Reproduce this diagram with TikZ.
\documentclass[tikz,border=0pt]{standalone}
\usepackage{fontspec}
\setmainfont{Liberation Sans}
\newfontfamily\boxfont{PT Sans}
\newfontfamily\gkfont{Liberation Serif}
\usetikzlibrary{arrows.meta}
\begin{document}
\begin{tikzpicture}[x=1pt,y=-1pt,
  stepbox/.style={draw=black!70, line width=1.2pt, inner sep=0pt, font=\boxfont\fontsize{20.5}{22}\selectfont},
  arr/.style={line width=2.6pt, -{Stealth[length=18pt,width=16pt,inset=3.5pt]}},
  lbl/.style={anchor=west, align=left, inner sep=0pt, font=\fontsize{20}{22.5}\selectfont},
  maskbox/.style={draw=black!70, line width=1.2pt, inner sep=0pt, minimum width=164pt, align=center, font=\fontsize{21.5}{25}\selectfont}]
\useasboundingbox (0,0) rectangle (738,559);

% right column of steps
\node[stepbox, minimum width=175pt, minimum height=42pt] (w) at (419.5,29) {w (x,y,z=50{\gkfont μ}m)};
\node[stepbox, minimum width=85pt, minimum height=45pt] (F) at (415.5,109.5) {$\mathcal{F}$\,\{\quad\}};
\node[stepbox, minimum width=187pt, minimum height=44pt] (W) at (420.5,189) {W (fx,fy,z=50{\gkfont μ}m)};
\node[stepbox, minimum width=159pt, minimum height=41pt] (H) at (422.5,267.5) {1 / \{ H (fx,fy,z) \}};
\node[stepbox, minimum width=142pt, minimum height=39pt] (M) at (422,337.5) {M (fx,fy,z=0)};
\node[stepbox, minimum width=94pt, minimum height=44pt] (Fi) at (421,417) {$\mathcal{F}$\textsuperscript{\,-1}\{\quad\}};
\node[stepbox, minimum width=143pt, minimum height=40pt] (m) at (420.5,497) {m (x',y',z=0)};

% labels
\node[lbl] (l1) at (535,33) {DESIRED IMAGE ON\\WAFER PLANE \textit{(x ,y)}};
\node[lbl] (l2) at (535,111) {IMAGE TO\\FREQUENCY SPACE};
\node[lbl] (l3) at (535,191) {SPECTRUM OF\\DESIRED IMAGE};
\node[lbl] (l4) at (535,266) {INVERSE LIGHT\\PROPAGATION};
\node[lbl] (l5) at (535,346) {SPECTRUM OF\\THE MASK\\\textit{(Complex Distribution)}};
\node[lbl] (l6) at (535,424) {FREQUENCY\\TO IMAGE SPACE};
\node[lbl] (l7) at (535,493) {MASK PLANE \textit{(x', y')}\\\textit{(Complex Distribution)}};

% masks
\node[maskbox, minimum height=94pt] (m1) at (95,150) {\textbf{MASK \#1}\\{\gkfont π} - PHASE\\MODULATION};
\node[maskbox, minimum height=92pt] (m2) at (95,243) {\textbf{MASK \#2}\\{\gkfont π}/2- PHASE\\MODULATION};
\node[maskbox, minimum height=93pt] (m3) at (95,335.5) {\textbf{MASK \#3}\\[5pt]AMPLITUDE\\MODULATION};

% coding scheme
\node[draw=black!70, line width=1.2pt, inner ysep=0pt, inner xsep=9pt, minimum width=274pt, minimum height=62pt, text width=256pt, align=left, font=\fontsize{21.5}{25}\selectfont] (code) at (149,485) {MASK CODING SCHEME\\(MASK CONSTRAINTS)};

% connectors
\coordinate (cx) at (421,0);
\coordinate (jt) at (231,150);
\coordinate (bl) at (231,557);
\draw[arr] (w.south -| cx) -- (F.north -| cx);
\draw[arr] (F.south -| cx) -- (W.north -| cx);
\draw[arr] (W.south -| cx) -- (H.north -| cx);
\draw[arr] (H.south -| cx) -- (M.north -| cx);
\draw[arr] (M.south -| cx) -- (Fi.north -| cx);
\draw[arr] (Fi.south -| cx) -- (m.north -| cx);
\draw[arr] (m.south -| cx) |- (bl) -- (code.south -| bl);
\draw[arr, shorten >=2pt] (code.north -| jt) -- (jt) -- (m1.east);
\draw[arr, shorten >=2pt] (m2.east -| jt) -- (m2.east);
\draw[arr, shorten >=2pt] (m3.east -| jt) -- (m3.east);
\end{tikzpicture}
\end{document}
========================================================================
*DIRECTION*:
Print, please, the lines above from the very first through the one that holds "(0,0) rectangle (738,559);", both included, word for word and with nothing else.

*ANSWER FOR THE TASK*:
Reproduce this diagram with TikZ.
\documentclass[tikz,border=0pt]{standalone}
\usepackage{fontspec}
\setmainfont{Liberation Sans}
\newfontfamily\boxfont{PT Sans}
\newfontfamily\gkfont{Liberation Serif}
\usetikzlibrary{arrows.meta}
\begin{document}
\begin{tikzpicture}[x=1pt,y=-1pt,
  stepbox/.style={draw=black!70, line width=1.2pt, inner sep=0pt, font=\boxfont\fontsize{20.5}{22}\selectfont},
  arr/.style={line width=2.6pt, -{Stealth[length=18pt,width=16pt,inset=3.5pt]}},
  lbl/.style={anchor=west, align=left, inner sep=0pt, font=\fontsize{20}{22.5}\selectfont},
  maskbox/.style={draw=black!70, line width=1.2pt, inner sep=0pt, minimum width=164pt, align=center, font=\fontsize{21.5}{25}\selectfont}]
\useasboundingbox (0,0) rectangle (738,559);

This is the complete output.